The battery life issues are a direct result of improper battery care. The users need to practice proper maintenance including watering (flooded batteries) and charging. Batteries must be charged after every use. The charge must be allowed to complete before unplugging the charger for best performance and life. Besides, batteries seem to attract dust, dirt, and grime. Keeping them clean will help spot signs of trouble when they appear and avoid problems associated with grime. Check that all vent caps are tightly in place. Clean the battery top with a cloth or brush and a solution of baking soda and water. When cleaning, do not allow any cleaning solution or other foreign matter to get inside the battery. Rinse with water and dry with a clean cloth. Clean battery terminals and the inside of cable clamps using a post and clamp cleaner. Clean terminals will have a bright metallic shine. Reconnect the clamps to the terminals and thinly coat them with an anti-corrosive spray or silicon gel. Keep the area around batteries clean and dry.
Battery life is always dependent upon user care, which includes watering for flooded batteries and then proper charging for both flooded and AGM types. These applications typically involve a variety of users who may or may not provide proper maintenance. The typical life is from 18 months to two years.
Michael Nicholas, General Manager, Tafawuq Facility Management - a UAEbased integrated facilities management company - talks about how they incorporate battery-equipped equipment in their cleaning operations, the feedback they have received from their cleaning staff, and more…
At Tafawuq, we have incorporated battery-operated ride-on machines, mainly for our car park cleaning, remote areas and parks. We also use hand-held, battery-operated window cleaning tools. The battery-operated cleaning machines can improve HSE due to the lack of trailing wires and also don’t threaten the buildup of fumes in less well ventilated areas. We have received positive feedback from our cleaning staff regarding the battery operated machines, due to the flexibility it offers during the cleaning operations. The key to ensure a good shelf life of battery-equipped equipment is effective maintenance of the machines. If well maintained, there are no issues with the lifespan. The advancements in battery technology in recent years has greatly increased the runtime of cleaning machines, while at the same time reduced the charge times of batteries, which has greatly improved the viability of battery operated cleaning equipment within the FM industry.
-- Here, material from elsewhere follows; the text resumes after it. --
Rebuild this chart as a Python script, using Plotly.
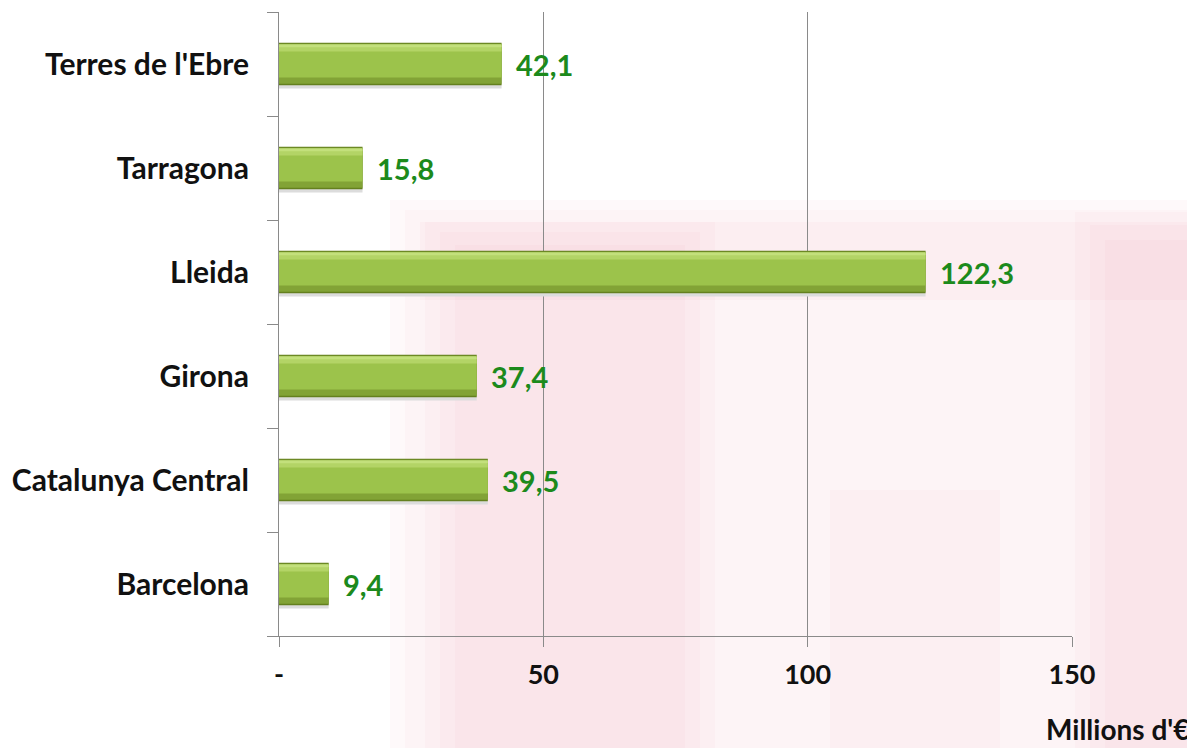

We consult our equipment suppliers to specify the batteries to be used, as they carry out extensive research to ensure that the batteries are fit for purpose, cost effective and efficient. This also ensures full compatibility to the machines and chargers.
Batteries have improved over the years, providing better storage with increased reliability. We are not just looking at the latest developments but it’s the future – if battery technology is going to better support longer equipment run times, the industry still needs to see greater storage capacity with shorter charge times (to reduce equipment downtime or the avoidance of battery changeover), faster power delivery and all at a reduced cost.
Battery maintenance isn’t currently offered as a specific focus area but included as part of the overall equipment maintenance programme. If battery specific training can be provided, with a focus on increasing the lifespan of the battery, this would be of benefit to the industry.